Cybercriminals Turn to Supply Chain, Infect New Computers with Malware

Paul Lilly

If you think dealing with bloatware on a new OEM system is a pain in the backside, imagine buying a PC only to find out that it's infected with malware...straight from the factory! Apparently that's something PC shoppers need to be worried about these days, according to an investigation conducted by Microsoft's Digital Crimes Unit (DCU) . The investigation and subsequent sting operation, codenamed "Operation b70," found that several new systems sold in China had malicious software pre-installed.

In a blog post , Microsoft said it was granted permission to disrupt more than 500 different strains of malware with the potential for targeting millions of innocent people, which comprised the Nitol botnet. Operation b70 came as a result of a study in which Microsoft discovered cybercriminals had started infiltrating unsecure supply chains to "introduce counterfeit software with malware for the purpose of secretly infecting people's computers."

Not surprisingly, Windows was among the counterfeit software, with malware in tow.

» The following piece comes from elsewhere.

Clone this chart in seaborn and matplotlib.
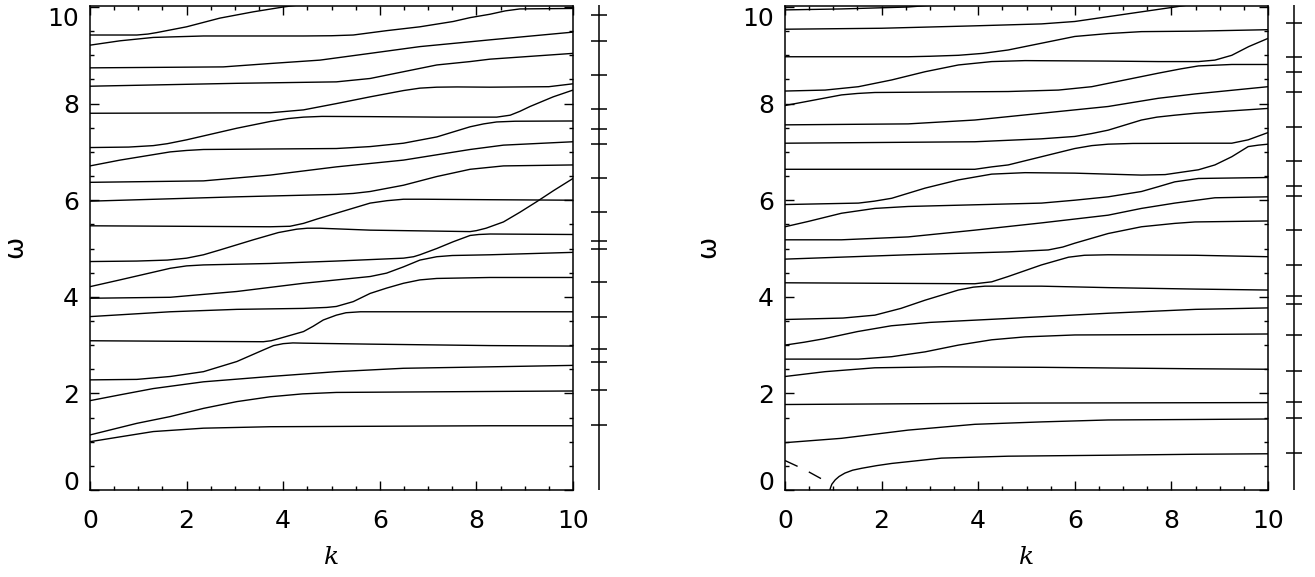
import numpy as np
import pandas as pd
import matplotlib
matplotlib.use("Agg")
import matplotlib.pyplot as plt
import seaborn as sns
from matplotlib.ticker import MultipleLocator

sns.set_style("ticks")
plt.rcParams["font.family"] = ["DejaVu Sans"]
for key in ["text.color", "axes.labelcolor", "xtick.color", "ytick.color", "axes.edgecolor"]:
    plt.rcParams[key] = "black"

# ---------------- left panel curves: (k, omega) ----------------
L01 = [(0, 9.42), (0.97, 9.42), (1.2, 9.44), (1.38, 9.47), (2.0, 9.59), (2.69, 9.77), (3.38, 9.90),
       (4.0, 10.0), (4.6, 10.08)]
L02 = [(0, 9.21), (0.62, 9.30), (1.31, 9.37), (2.35, 9.40), (4.42, 9.40), (5.0, 9.405), (5.45, 9.42),
       (6.14, 9.51), (6.83, 9.59), (7.52, 9.70), (7.87, 9.78), (8.28, 9.85), (8.6, 9.92), (8.9, 9.96), (10, 9.97)]
L03 = [(0, 8.74), (2.76, 8.76), (3.73, 8.83), (4.76, 8.90), (5.8, 9.04), (6.83, 9.18), (7.87, 9.28),
       (8.28, 9.32), (10, 9.48)]
L04 = [(0, 8.36), (3.04, 8.42), (5.1, 8.45), (5.8, 8.52), (6.49, 8.66), (7.18, 8.80), (7.87, 8.87),
       (8.28, 8.92), (10, 9.04)]
L05 = [(0, 7.80), (3.73, 7.81), (4.42, 7.87), (5.1, 8.0), (5.8, 8.14), (6.49, 8.27), (6.83, 8.32),
       (7.18, 8.34), (7.6, 8.345), (8.28, 8.34), (9.5, 8.35), (10, 8.41)]
L06 = [(0, 7.09), (0.8, 7.10), (1.31, 7.13), (1.6, 7.17), (2.0, 7.25), (3.04, 7.49), (3.73, 7.63),
       (4.1, 7.69), (4.42, 7.72), (4.8, 7.735), (5.8, 7.73), (7.18, 7.72), (8.42, 7.72), (8.7, 7.76),
       (8.9, 7.84), (9.11, 7.94), (9.59, 8.14), (10, 8.28)]
L07 = [(0, 6.71), (0.62, 6.83), (1.66, 7.0), (2.0, 7.03), (2.35, 7.05), (5.1, 7.07), (5.8, 7.11),
       (6.49, 7.18), (7.18, 7.31), (7.87, 7.52), (8.15, 7.58), (8.42, 7.62), (8.8, 7.635), (10, 7.64)]
L08 = [(0, 6.37), (2.35, 6.40), (3.73, 6.52), (5.1, 6.69), (6.49, 6.83), (7.87, 7.05), (8.56, 7.14), (10, 7.21)]
L09 = [(0, 5.98), (3.04, 6.07), (5.1, 6.12), (5.45, 6.14), (5.8, 6.18), (6.49, 6.31), (7.18, 6.49),
       (7.87, 6.64), (8.56, 6.71), (10, 6.73)]
L10 = [(0, 5.47), (3.73, 5.45), (4.14, 5.46), (4.42, 5.52), (4.7, 5.61), (5.1, 5.73), (5.8, 5.94),
       (6.15, 5.99), (6.49, 6.02), (6.9, 6.02), (8.28, 6.01), (10, 6.0)]
L11 = [(0, 4.73), (0.97, 4.74), (1.6, 4.76), (2.0, 4.80), (2.35, 4.87), (2.69, 4.97), (3.38, 5.18),
       (3.9, 5.33), (4.28, 5.40), (4.5, 5.42), (4.76, 5.42), (5.8, 5.38), (7.87, 5.35), (8.0, 5.37),
       (8.2, 5.42), (8.56, 5.55), (8.9, 5.75), (9.25, 5.97), (9.6, 6.2), (10, 6.45)]
L12 = [(0, 4.21), (0.62, 4.35), (1.66, 4.59), (2.0, 4.64), (2.35, 4.66), (3.73, 4.69), (5.1, 4.74),
       (6.49, 4.80), (6.7, 4.83), (6.83, 4.87), (7.18, 5.0), (7.52, 5.14), (7.87, 5.27), (8.05, 5.29),
       (8.28, 5.30), (10, 5.29)]
L13 = [(0, 3.97), (1.66, 3.99), (3.04, 4.11), (4.42, 4.28), (5.8, 4.42), (6.14, 4.49), (6.49, 4.62),
       (6.83, 4.76), (7.18, 4.83), (7.5, 4.855), (8.28, 4.87), (10, 4.92)]
L14 = [(0, 3.59), (1.66, 3.69), (3.04, 3.74), (4.42, 3.76), (4.9, 3.78), (5.1, 3.80), (5.45, 3.90),
       (5.8, 4.07), (6.14, 4.18), (6.49, 4.28), (6.83, 4.35), (7.18, 4.38), (8.28, 4.40), (10, 4.40)]
L15 = [(0, 3.09), (1.66, 3.08), (3.59, 3.07), (3.75, 3.09), (3.93, 3.14), (4.42, 3.28), (4.62, 3.39),
       (4.83, 3.52), (5.1, 3.62), (5.3, 3.67), (5.6, 3.69), (8.28, 3.69), (10, 3.69)]
L16 = [(0, 2.28), (0.97, 2.29), (1.66, 2.35), (2.35, 2.45), (3.04, 2.66), (3.59, 2.90), (3.8, 2.99),
       (4.0, 3.03), (4.2, 3.045), (4.42, 3.04), (5.8, 3.02), (8.28, 2.99), (10, 2.98)]
L17 = [(0, 1.85), (0.62, 1.97), (1.31, 2.10), (2.35, 2.24), (3.73, 2.35), (5.1, 2.45), (6.49, 2.52),
       (8.28, 2.55), (10, 2.58)]
L18 = [(0, 1.14), (0.97, 1.38), (1.66, 1.52), (2.35, 1.69), (3.04, 1.83), (3.73, 1.93), (4.4, 1.99),
       (5.1, 2.02), (8.28, 2.04), (10, 2.05)]
L19 = [(0, 1.0), (0.62, 1.10), (1.31, 1.21), (2.35, 1.28), (3.73, 1.31), (8.28, 1.33), (10, 1.33)]

# ---------------- right panel curves ----------------
R01 = [(0, 9.94), (1.17, 9.96), (2.55, 10.0), (3.6, 10.08)]
R02 = [(0, 9.54), (2.0, 9.56), (3.93, 9.61), (5.31, 9.65), (6.0, 9.70), (6.69, 9.80), (7.38, 9.90),
       (8.07, 10.0), (8.6, 10.08)]
R03 = [(0, 8.97), (2.55, 8.97), (3.0, 8.98), (3.59, 9.0), (4.1, 9.04), (4.62, 9.11), (5.31, 9.25),
       (6.0, 9.39), (6.69, 9.45), (7.38, 9.49), (8.49, 9.50), (10, 9.53)]
R04 = [(0, 8.26), (0.83, 8.28), (1.52, 8.35), (2.21, 8.49), (2.9, 8.66), (3.59, 8.80), (4.28, 8.87),
       (4.97, 8.89), (6.69, 8.88), (7.73, 8.87), (8.56, 8.87), (8.9, 8.90), (9.25, 9.0), (9.6, 9.18), (10, 9.35)]
R05 = [(0, 7.96), (0.48, 8.05), (1.17, 8.18), (1.5, 8.21), (1.86, 8.23), (4.62, 8.25), (5.66, 8.28),
       (6.35, 8.35), (7.04, 8.49), (7.73, 8.63), (8.2, 8.72), (8.56, 8.78), (9.25, 8.81), (10, 8.81)]
R06 = [(0, 7.56), (2.55, 7.58), (3.93, 7.66), (5.31, 7.80), (6.69, 7.94), (7.73, 8.11), (8.49, 8.20), (10, 8.35)]
R07 = [(0, 7.18), (3.93, 7.21), (5.3, 7.27), (6.0, 7.32), (6.35, 7.38), (6.69, 7.45), (7.38, 7.66),
       (7.7, 7.72), (8.07, 7.76), (8.49, 7.80), (10, 7.90)]
R08 = [(0, 6.64), (3.93, 6.64), (4.28, 6.69), (4.62, 6.73), (5.31, 6.90), (6.0, 7.07), (6.35, 7.13),
       (6.69, 7.16), (7.2, 7.175), (8.49, 7.18), (9.25, 7.18), (9.59, 7.25), (10, 7.40)]
R09 = [(0, 5.91), (1.52, 5.94), (1.85, 5.98), (2.21, 6.04), (2.9, 6.25), (3.59, 6.42), (4.28, 6.54),
       (4.97, 6.57), (6.0, 6.56), (7.38, 6.52), (7.87, 6.53), (8.56, 6.63), (8.9, 6.73), (9.25, 6.90),
       (9.59, 7.11), (9.8, 7.14), (10, 7.16)]
R10 = [(0, 5.45), (0.48, 5.56), (1.17, 5.73), (1.86, 5.83), (2.55, 5.87), (5.31, 5.94), (6.0, 6.0),
       (6.69, 6.07), (7.38, 6.18), (7.73, 6.28), (8.07, 6.38), (8.56, 6.45), (10, 6.47)]
R11 = [(0, 5.18), (1.17, 5.18), (2.55, 5.24), (3.93, 5.38), (5.31, 5.53), (6.69, 5.69), (7.38, 5.83),
       (8.07, 5.94), (8.9, 6.05), (10, 6.07)]
R12 = [(0, 4.78), (2.55, 4.87), (4.62, 4.93), (5.45, 4.97), (5.75, 5.03), (6.0, 5.11), (6.69, 5.31),
       (7.38, 5.45), (8.07, 5.52), (8.49, 5.55), (10, 5.57)]
R13 = [(0, 4.29), (3.93, 4.27), (4.28, 4.31), (4.62, 4.42), (5.31, 4.66), (5.87, 4.82), (6.2, 4.86),
       (6.69, 4.87), (8.49, 4.86), (10, 4.83)]
R14 = [(0, 3.53), (1.2, 3.56), (1.86, 3.62), (2.4, 3.76), (2.9, 3.93), (3.59, 4.14), (3.9, 4.20),
       (4.14, 4.22), (5.31, 4.22), (6.69, 4.19), (8.49, 4.16), (10, 4.14)]
R15 = [(0, 3.0), (0.4, 3.06), (0.8, 3.13), (1.5, 3.28), (2.2, 3.40), (3.0, 3.47), (4.6, 3.55), (6.7, 3.66),
       (8.5, 3.74), (10, 3.77)]
R16 = [(0, 2.71), (1.52, 2.71), (2.21, 2.76), (2.9, 2.86), (3.59, 3.0), (4.28, 3.11), (4.97, 3.17),
       (6.0, 3.21), (8.49, 3.22), (10, 3.23)]
R17 = [(0, 2.35), (0.83, 2.45), (1.86, 2.53), (3.24, 2.55), (5.31, 2.54), (8.49, 2.51), (10, 2.50)]
R18 = [(0, 1.77), (5.0, 1.80), (10, 1.81)]
R19 = [(0, 0.98), (1.17, 1.07), (2.55, 1.24), (3.93, 1.36), (5.31, 1.41), (6.69, 1.45), (8.49, 1.46), (10, 1.47)]
R20 = [(0.93, 0.0), (0.94, 0.04), (0.97, 0.12), (1.04, 0.21), (1.12, 0.28), (1.24, 0.35), (1.4, 0.41),
       (1.59, 0.45), (1.9, 0.505), (2.21, 0.55), (3.24, 0.66), (4.62, 0.70), (6.69, 0.72), (8.49, 0.74), (10, 0.75)]
R_dashed = [(0, 0.61), (0.41, 0.42), (0.83, 0.19)]

# asymptotic levels marked on the narrow side scales
left_levels = [9.83, 9.30, 8.59, 7.89, 7.47, 7.16, 6.45, 5.75, 5.16, 4.98, 4.30, 3.59, 2.92, 2.66, 2.07, 1.35]
right_levels = [9.66, 8.96, 8.66, 8.23, 7.52, 6.81, 6.30, 6.09, 5.38, 4.66, 4.02, 3.85, 3.20, 2.47,
                1.82, 1.50, 0.76]

k_ticks = [0, 2, 4, 6, 8, 10]
w_ticks = [0, 2, 4, 6, 8, 10]
tick_labels = ["0", "2", "4", "6", "8", "10"]

left_curves = [L01, L02, L03, L04, L05, L06, L07, L08, L09, L10, L11, L12, L13, L14, L15, L16, L17, L18, L19]
right_curves = [R01, R02, R03, R04, R05, R06, R07, R08, R09, R10, R11, R12, R13, R14, R15, R16, R17, R18, R19, R20]


def to_frame(curves):
    rows = []
    for i, c in enumerate(curves):
        for kk, ww in c:
            rows.append({"k": kk, "omega": ww, "curve": i})
    return pd.DataFrame(rows)


W, H = 1315, 577
fig = plt.figure(figsize=(W / 100, H / 100), dpi=100)

Y_BOT, Y_TOP = 490.0, 5.5
YMAX = (Y_BOT - Y_TOP) / 48.3


def fx(px):
    return px / W


def fy(py):
    return 1 - py / H


def main_axes(x0, x1):
    return fig.add_axes([fx(x0), fy(Y_BOT), fx(x1) - fx(x0), fy(Y_TOP) - fy(Y_BOT)])


def style_main(ax):
    ax.set_xlim(0, 10)
    ax.set_ylim(0, YMAX)
    ax.set_xticks(k_ticks, tick_labels)
    ax.set_yticks(w_ticks, tick_labels)
    ax.xaxis.set_minor_locator(MultipleLocator(0.5))
    ax.yaxis.set_minor_locator(MultipleLocator(0.5))
    ax.tick_params(which="both", direction="in", top=True, right=True, color="black", width=1.0)
    ax.tick_params(which="major", length=6.5)
    ax.tick_params(which="minor", length=3.2)
    ax.tick_params(axis="x", labelsize=18, pad=14, labelcolor="black")
    ax.tick_params(axis="y", labelsize=18, pad=8, labelcolor="black")
    for s in ax.spines.values():
        s.set_visible(True)
        s.set_linewidth(1.1)
        s.set_color("black")
    ylabs = ax.get_yticklabels()
    ylabs[0].set_va("baseline")
    ylabs[-1].set_va("top")
    ax.set_xlabel("k", fontsize=18, fontstyle="italic", family="DejaVu Serif", color="black")
    ax.xaxis.set_label_coords(0.5, (Y_BOT - 558) / (Y_BOT - Y_TOP))
    ax.xaxis.label.set_va("center")
    ax.set_ylabel("")


def side_axes(x0, x1, levels):
    axs = fig.add_axes([fx(x0), fy(Y_BOT), fx(x1) - fx(x0), fy(Y_TOP - 0.5) - fy(Y_BOT)])
    axs.set_xlim(0, 1)
    axs.set_ylim(0, (Y_BOT - Y_TOP + 0.5) / 48.3)
    axs.axis("off")
    axs.axvline(0.5, color="black", lw=1.1)
    axs.hlines(levels, 0, 1, color="black", lw=1.1)
    return axs


axL = main_axes(90, 573)
sns.lineplot(data=to_frame(left_curves), x="k", y="omega", units="curve", estimator=None, sort=False,
             color="black", lw=1.0, legend=False, ax=axL)
style_main(axL)
side_axes(590.7, 607.3, left_levels)
fig.text(fx(15), fy(247), "ω", fontsize=19, rotation=90, ha="center", va="center", color="black")

axR = main_axes(785, 1268)
sns.lineplot(data=to_frame(right_curves), x="k", y="omega", units="curve", estimator=None, sort=False,
             color="black", lw=1.0, legend=False, ax=axR)
dash_df = pd.DataFrame({"k": [p[0] for p in R_dashed], "omega": [p[1] for p in R_dashed]})
sns.lineplot(data=dash_df, x="k", y="omega", estimator=None, sort=False, color="black", lw=1.0,
             linestyle=(0, (10, 9)), legend=False, ax=axR)
style_main(axR)
side_axes(1285.7, 1302.3, right_levels)
fig.text(fx(708), fy(247), "ω", fontsize=19, rotation=90, ha="center", va="center", color="black")

fig.savefig("out.png", dpi=100)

Microsoft claims that 20 percent of the PCs its researchers purchased from an unsecure supply chain had been infected.

"Making matters worse, the malware was capable of spreading like an infectious disease through devices like USB flash drives, potentially causing the victim’s family, friends and co-workers to become infected with malware when simply sharing computer files," Microsoft said.

All the more reason to roll your own rig, right?